How Crowd Crushes Happen

Crowd crushes mainly happen at events where there are a lot of people and limited crowd control. Small spaces like hallways and alleys are prime territory, but they can happen in big crowds too once the density reaches a certain level. As this happens, humans begin to act more like a liquid, with a push from behind having a ripple effect through the crowd that can lead to crushing. This is what happened at Astroworld as the crowd surged towards the stage at the start of Scott’s performance.

One Twitter user has shared a detailed thread on how crowd crushes happen, noting that once the density in a crowd reaches four people per square metre, the chances of there being a crush significantly increase. Once you get six, it becomes very dangerous.

Watching for crowd density, and removing yourself from the situation when it becomes too dense, is key to avoiding being caught in a crush.

John Drury, an expert on the social psychology of crowd management at the University of Sussex, has told The Guardian that crowd crushes usually include three interlinked factors: overcrowding, waves of movement in an already extremely dense crowd, and crowd collapse. When there is an obstruction, the effects are exacerbated.

Crowd crushes can happen as people are kept upright in a crowd through pressure on each other. If someone falls, the pressure will push others into that now-vacant space, with more being dragged in to relieve pressure coming from the edges. This is when you get trampling and people falling onto each other in piles.

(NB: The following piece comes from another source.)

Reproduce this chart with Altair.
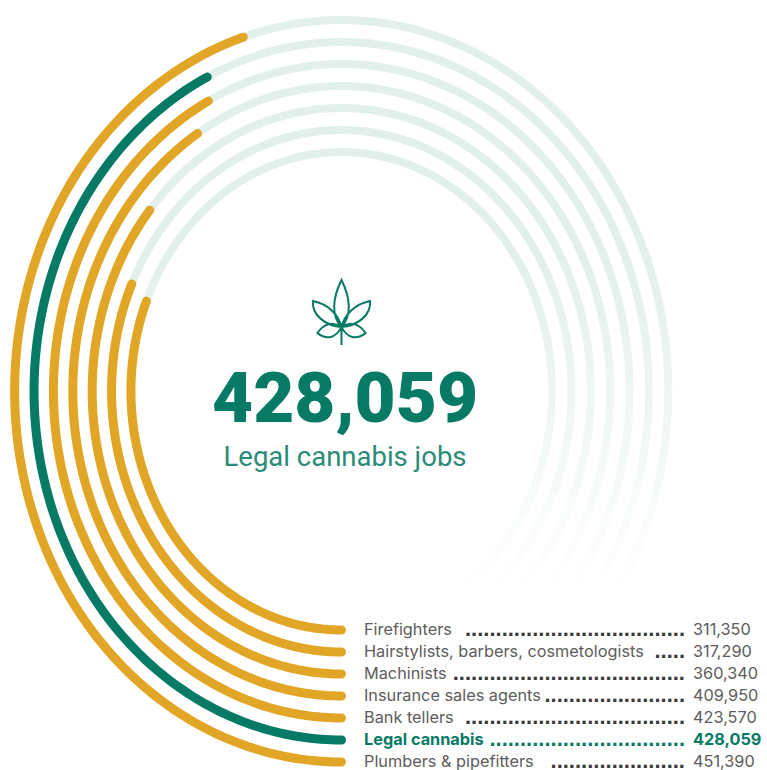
import numpy as np
import pandas as pd
import altair as alt

# Occupations from innermost to outermost ring
occupations = ["Firefighters", "Hairstylists, barbers, cosmetologists", "Machinists",
               "Insurance sales agents", "Bank tellers", "Legal cannabis", "Plumbers & pipefitters"]
jobs = [311350, 317290, 360340, 409950, 423570, 428059, 451390]
leader_counts = [36, 5, 38, 23, 36, 32, 22]
ring_radii = [239, 261, 283, 305, 327, 349, 371]

FULL_CIRCLE = 1_000_000   # jobs represented by one complete turn
W, H = 767, 770
CX, CY = 341.5, 391
X_STRETCH = 0.881

GREEN = "#067a64"
ORANGE = "#e1a626"
PALE = "#e1f0ea"
GREY = "#5c5c5c"
FONT = "Roboto"
LEGEND_FONT = "Inter"

LEAF = ("M0,.47 C-.35,.1 -.3,-.5 0,-1.1 C.3,-.5 .35,.1 0,.47 Z "
        "M0,.47 C-.1,.05 -.45,-.3 -.95,-.4 C-1,.1 -.5,.42 0,.47 Z "
        "M0,.47 C.1,.05 .45,-.3 .95,-.4 C1,.1 .5,.42 0,.47 Z "
        "M0,.47 C-.3,.25 -.62,.38 -.8,.67 C-.5,.9 -.2,.85 0,.47 Z "
        "M0,.47 C.3,.25 .62,.38 .8,.67 C.5,.9 .2,.85 0,.47 Z "
        "M0,.47 L0,1.07")


def arc_points(radius, value):
    """Ellipse-scale points for a ring, sweeping clockwise from six o'clock."""
    theta = np.linspace(0, value / FULL_CIRCLE * 2 * np.pi, 160)
    return pd.DataFrame({"x": -radius * np.sin(theta), "y": -radius * np.cos(theta), "i": np.arange(160)})


def px_x(p):
    return (p - CX) / X_STRETCH


def px_y(p):
    return CY - p


x_scale = alt.Scale(domain=[px_x(0), px_x(W)], range=[0, W], nice=False, zero=False)
y_scale = alt.Scale(domain=[px_y(H), px_y(0)], range=[H, 0], nice=False, zero=False)
X = alt.X("x:Q", scale=x_scale, axis=None)
Y = alt.Y("y:Q", scale=y_scale, axis=None)
ORDER = alt.Order("i:Q")

layers = []

# Pale full rings that fade out towards the bottom of the page
FADE_TOP, FADE_BOTTOM = 250, 597
for r in ring_radii:
    top, bottom = CY - r, CY + r
    a = (FADE_TOP - top) / (bottom - top)
    b = (FADE_BOTTOM - top) / (bottom - top)
    grad = alt.Gradient(gradient="linear", x1=0, x2=0, y1=0, y2=1, stops=[
        alt.GradientStop(color=PALE, offset=max(a, 0)),
        alt.GradientStop(color="#ffffff", offset=min(b, 1)),
    ])
    layers.append(
        alt.Chart(arc_points(r, FULL_CIRCLE)).mark_line(stroke=grad, strokeWidth=8)
        .encode(x=X, y=Y, order=ORDER)
    )

# Value arcs
for name, value, r in zip(occupations, jobs, ring_radii):
    col = GREEN if name == "Legal cannabis" else ORANGE
    layers.append(
        alt.Chart(arc_points(r, value)).mark_line(stroke=col, strokeWidth=9, strokeCap="round")
        .encode(x=X, y=Y, order=ORDER)
    )

# Legend rows, one beside each ring's starting end
rows = pd.DataFrame({
    "name": occupations,
    "value": [f"{v:,}" for v in jobs],
    "dots": ["." * n for n in leader_counts],
    "y": [-r for r in ring_radii],
    "label_x": px_x(364),
    "dots_x": px_x(685),
    "value_x": px_x(693),
    "dots_y": [-r - 6 for r in ring_radii],
})
plain = rows[rows["name"] != "Legal cannabis"]
hero = rows[rows["name"] == "Legal cannabis"]


def row_layers(df, color, weight):
    txt = dict(font=LEGEND_FONT, fontSize=16.3, color=color, baseline="middle")
    base = alt.Chart(df)
    return [
        base.mark_text(align="left", fontWeight=weight, **txt)
        .encode(x=alt.X("label_x:Q", scale=x_scale, axis=None), y=Y, text="name:N"),
        base.mark_text(align="left", fontWeight=weight, **txt)
        .encode(x=alt.X("value_x:Q", scale=x_scale, axis=None), y=Y, text="value:N"),
        base.mark_text(align="right", font="Liberation Sans", fontSize=22, fontWeight="bold",
                       color="#3a3a3a" if color == GREY else color, baseline="alphabetic")
        .encode(x=alt.X("dots_x:Q", scale=x_scale, axis=None),
                y=alt.Y("dots_y:Q", scale=y_scale, axis=None), text="dots:N"),
    ]


layers += row_layers(plain, GREY, "normal")
layers += row_layers(hero, GREEN, "bold")

# Central headline
headline = pd.DataFrame({"x": [px_x(345)], "y": [px_y(422)], "t": [f"{jobs[5]:,}"]})
subhead = pd.DataFrame({"x": [px_x(345)], "y": [px_y(466)], "t": ["Legal cannabis jobs"]})
layers.append(alt.Chart(headline).mark_text(font=FONT, fontSize=71, fontWeight=900, color=GREEN,
                                            align="center", baseline="alphabetic")
              .encode(x=X, y=Y, text="t:N"))
layers.append(alt.Chart(subhead).mark_text(font=FONT, fontSize=27.5, color="#2a8c78",
                                           align="center", baseline="alphabetic")
              .encode(x=X, y=Y, text="t:N"))

# Leaf icon
icon = pd.DataFrame({"x": [px_x(341.5)], "y": [px_y(313)]})
layers.append(alt.Chart(icon).mark_point(shape=LEAF, size=3600, filled=False, stroke=GREEN,
                                         strokeWidth=2, opacity=1)
              .encode(x=X, y=Y))

chart = alt.layer(*layers).properties(
    width=W, height=H, padding=0, autosize=alt.AutoSizeParams(type="none")
).configure_view(stroke=None)

chart.save("out.html", embed_options={"renderer": "svg", "actions": False})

How to Protect Yourself in a Crowd Crush

People typically don’t realise how dense a crowd is, or how dangerous a dense crowd can become, as visibility drops to just those around you. This is why people may continue to push from behind or be unaware of others in the crowd.

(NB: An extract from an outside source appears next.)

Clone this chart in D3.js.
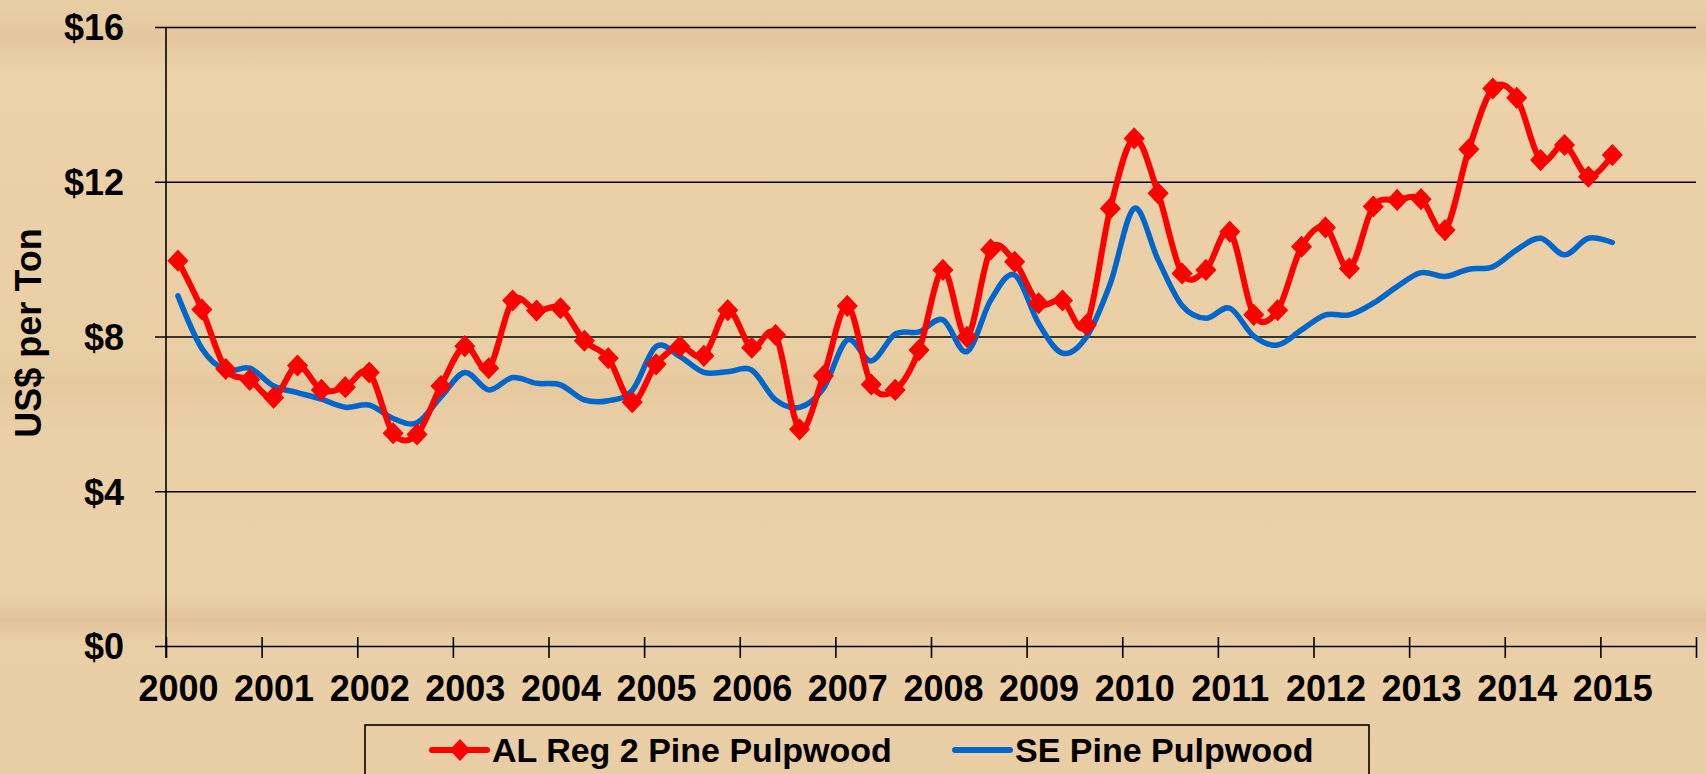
<!DOCTYPE html>
<html>
<head>
<meta charset="utf-8">
<script src="https://cdn.jsdelivr.net/npm/d3@7"></script>
<style>
  html, body { margin: 0; padding: 0; overflow: hidden; }
  body { width: 1706px; height: 774px; }
  text { font-family: "Liberation Sans", Arial, sans-serif; font-weight: bold; fill: #000; }
</style>
</head>
<body>
<script>
// Quarterly prices, 2000 Q1 .. 2015 Q1 (US$ per ton)
const years = d3.range(2000, 2016);
const yTicks = [0, 4, 8, 12, 16];

const alReg2 = [
  9.96, 8.70, 7.16, 6.88, 6.42, 7.25, 6.62, 6.69, 7.07, 5.50,
  5.47, 6.72, 7.75, 7.18, 8.93, 8.67, 8.73, 7.89, 7.44, 6.30,
  7.28, 7.74, 7.50, 8.68, 7.71, 8.04, 5.60, 6.98, 8.79, 6.76,
  6.62, 7.65, 9.72, 7.99, 10.25, 9.93, 8.86, 8.93, 8.30, 11.31,
  13.12, 11.70, 9.63, 9.72, 10.71, 8.56, 8.68, 10.32, 10.82, 9.76,
  11.36, 11.53, 11.55, 10.75, 12.84, 14.41, 14.17, 12.56, 12.95, 12.13,
  12.69
];

const sePine = [
  9.05, 7.69, 7.13, 7.18, 6.72, 6.55, 6.38, 6.17, 6.23, 5.88,
  5.77, 6.44, 7.07, 6.62, 6.94, 6.79, 6.75, 6.36, 6.34, 6.60,
  7.74, 7.48, 7.07, 7.09, 7.13, 6.36, 6.17, 6.66, 7.91, 7.37,
  8.06, 8.12, 8.43, 7.61, 8.94, 9.59, 8.34, 7.57, 7.99, 9.37,
  11.31, 9.98, 8.80, 8.47, 8.73, 8.01, 7.78, 8.17, 8.56, 8.56,
  8.86, 9.29, 9.65, 9.55, 9.74, 9.80, 10.24, 10.54, 10.11, 10.54,
  10.43
];

const seriesNames = ["AL Reg 2 Pine Pulpwood", "SE Pine Pulpwood"];

const width = 1706, height = 774;
const plot = { left: 166, right: 1696, top: 27, bottom: 646 };

const svg = d3.select("body").append("svg")
  .attr("width", width)
  .attr("height", height);

// wood-ish background
const defs = svg.append("defs");
const bg = defs.append("linearGradient")
  .attr("id", "wood")
  .attr("x1", 0).attr("x2", 0).attr("y1", 0).attr("y2", 1);
[
  [0, "#eacfa6"], [0.05, "#e3c69d"], [0.09, "#ecd2a9"], [0.3, "#ebd0a7"],
  [0.45, "#eacfa5"], [0.5, "#e5c89e"], [0.56, "#ebd0a7"], [0.77, "#ecd1a8"],
  [0.8, "#e0c39a"], [0.83, "#eacfa6"], [1, "#e9cda4"]
].forEach(([o, c]) => bg.append("stop").attr("offset", o).attr("stop-color", c));

svg.append("rect")
  .attr("width", width)
  .attr("height", height)
  .attr("fill", "url(#wood)");

// scales: category axis of quarters, 2000 Q1 .. 2015 Q4
const x = d3.scaleLinear()
  .domain([0, years.length * 4])
  .range([plot.left, plot.right]);

const y = d3.scaleLinear()
  .domain([0, 16])
  .range([plot.bottom, plot.top]);

// gridlines + y axis
const yAxis = svg.append("g")
  .attr("transform", `translate(${plot.left},0)`)
  .call(d3.axisLeft(y)
    .tickValues(yTicks)
    .tickSize(11)
    .tickPadding(31)
    .tickFormat(d => "$" + d));
yAxis.select(".domain").remove();
yAxis.selectAll(".tick line")
  .attr("x2", plot.right - plot.left)
  .attr("x1", -11)
  .attr("stroke", "#000")
  .attr("stroke-width", 1.6);
yAxis.selectAll(".tick text")
  .attr("font-size", 36)
  .attr("dy", "0.36em");

// vertical axis line
svg.append("line")
  .attr("x1", plot.left).attr("x2", plot.left)
  .attr("y1", y(16)).attr("y2", plot.bottom + 12)
  .attr("stroke", "#000")
  .attr("stroke-width", 1.6);

// x tick marks at year boundaries
const xTicks = svg.append("g")
  .attr("transform", `translate(0,${plot.bottom})`)
  .call(d3.axisBottom(x)
    .tickValues(d3.range(0, years.length * 4 + 1, 4))
    .tickSize(12)
    .tickFormat(""));
xTicks.select(".domain").remove();
xTicks.selectAll(".tick line")
  .attr("y1", -9)
  .attr("stroke", "#000")
  .attr("stroke-width", 1.6);

// year labels sit under the first quarter of each year
const xLabels = svg.append("g")
  .attr("transform", `translate(0,${plot.bottom})`)
  .call(d3.axisBottom(x)
    .tickValues(years.map((yr, i) => i * 4 + 0.5))
    .tickSize(0)
    .tickPadding(29)
    .tickFormat((d, i) => years[i]));
xLabels.select(".domain").remove();
xLabels.selectAll(".tick text").attr("font-size", 36);

// axis title
svg.append("text")
  .attr("transform", `translate(41,333) rotate(-90)`)
  .attr("text-anchor", "middle")
  .attr("font-size", 36)
  .text("US$ per Ton");

// lines
const line = d3.line()
  .x((d, i) => x(i + 0.5))
  .y(d => y(d))
  .curve(d3.curveCardinal.tension(0));

svg.append("path")
  .datum(sePine)
  .attr("fill", "none")
  .attr("stroke", "#0066cc")
  .attr("stroke-width", 5.5)
  .attr("stroke-linecap", "round")
  .attr("d", line);

svg.append("path")
  .datum(alReg2)
  .attr("fill", "none")
  .attr("stroke", "#ff0000")
  .attr("stroke-width", 6)
  .attr("stroke-linejoin", "round")
  .attr("d", line);

const diamond = "M0,-10L9.5,0L0,10L-9.5,0Z";

svg.append("g")
  .selectAll("path")
  .data(alReg2)
  .join("path")
  .attr("transform", (d, i) => `translate(${x(i + 0.5)},${y(d)})`)
  .attr("d", diamond)
  .attr("fill", "#ff0000")
  .attr("stroke", "#ff0000")
  .attr("stroke-width", 1.5);

// legend
const legend = svg.append("g");
legend.append("rect")
  .attr("x", 365).attr("y", 725)
  .attr("width", 1004).attr("height", 80)
  .attr("fill", "none")
  .attr("stroke", "#000")
  .attr("stroke-width", 1.6);

const legendItems = [
  { name: seriesNames[0], color: "#ff0000", x: 432, marker: true, w: 6 },
  { name: seriesNames[1], color: "#0066cc", x: 955, marker: false, w: 6 }
];

legendItems.forEach(it => {
  const g = legend.append("g").attr("transform", `translate(${it.x},750)`);
  g.append("line")
    .attr("x1", 0).attr("x2", 55)
    .attr("stroke", it.color)
    .attr("stroke-width", it.w)
    .attr("stroke-linecap", "round");
  if (it.marker) {
    g.append("path")
      .attr("transform", "translate(28,0)")
      .attr("d", diamond)
      .attr("fill", it.color)
      .attr("stroke", it.color)
      .attr("stroke-width", 1.5);
  }
  g.append("text")
    .attr("x", 60)
    .attr("dy", "0.36em")
    .attr("font-size", 34)
    .text(it.name);
});
</script>
</body>
</html>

First of all, you want to avoid tripping over. Removing backpacks, while it might seem like a good idea to give others space, can cause tripping hazards and more people to fall. Trying not to fall, and helping up others who have fallen, is paramount.

During a crowd crush, people tend to get injured and die when they are squashed to such an extent that their lungs can no longer inflate. What you need to do in this situation is lock your arms around your chest, giving protection to your ribcage and lungs.

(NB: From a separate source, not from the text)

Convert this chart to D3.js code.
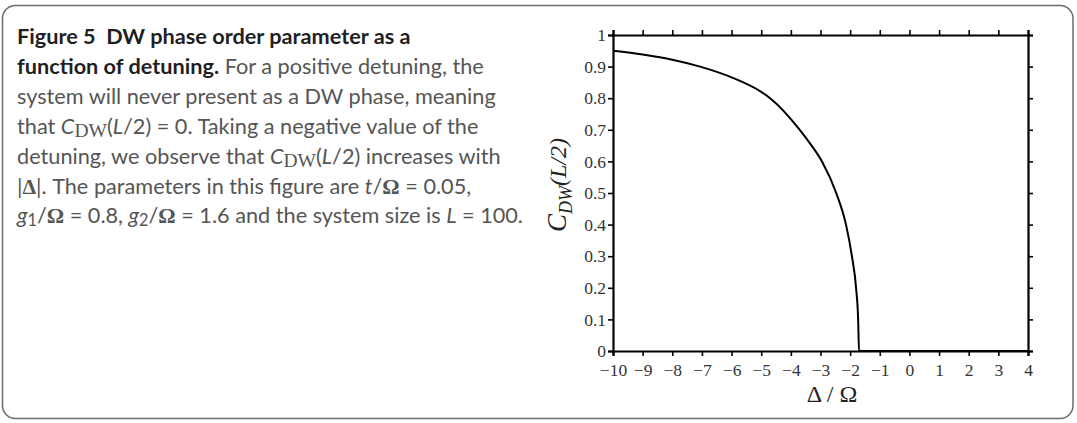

What is also advised is the need to stay calm. Shouting and screaming will only heighten panic and the more panicked people in a small space, the worse it can get.

This being said, crowd safety expert Professor Alsion Hutton, has said that “there is not much someone can do if they find themselves stuck deep in a dense mosh pit which is out of control.”

Crowd Crushes Can Happen Anywhere

Crowd crushes are always entirely the fault of the organisers and those involved in planning the event. Because Australia has good safety management regulations in place to stop these kinds of events, we may not think of them as a problem for us. The reality is, though, that they have happened here before and can happen again.

The last person killed in a crowd crush incident in Australia was 16-year-old Jessica Michalik who died during Limp Bizkit’s set at Big Day Out in 2001. The incident changed crowd management in Australia forever and the guitarist, Wes Borland, quit the band in the aftermath.

However, in 2016, 80 people were injured in a crowd crush at Falls Festival as they tried to leave a tent after the DMA’s. The festival was forced to re-think its crowd management strategy and eventually paid out $7 million to those who were affected.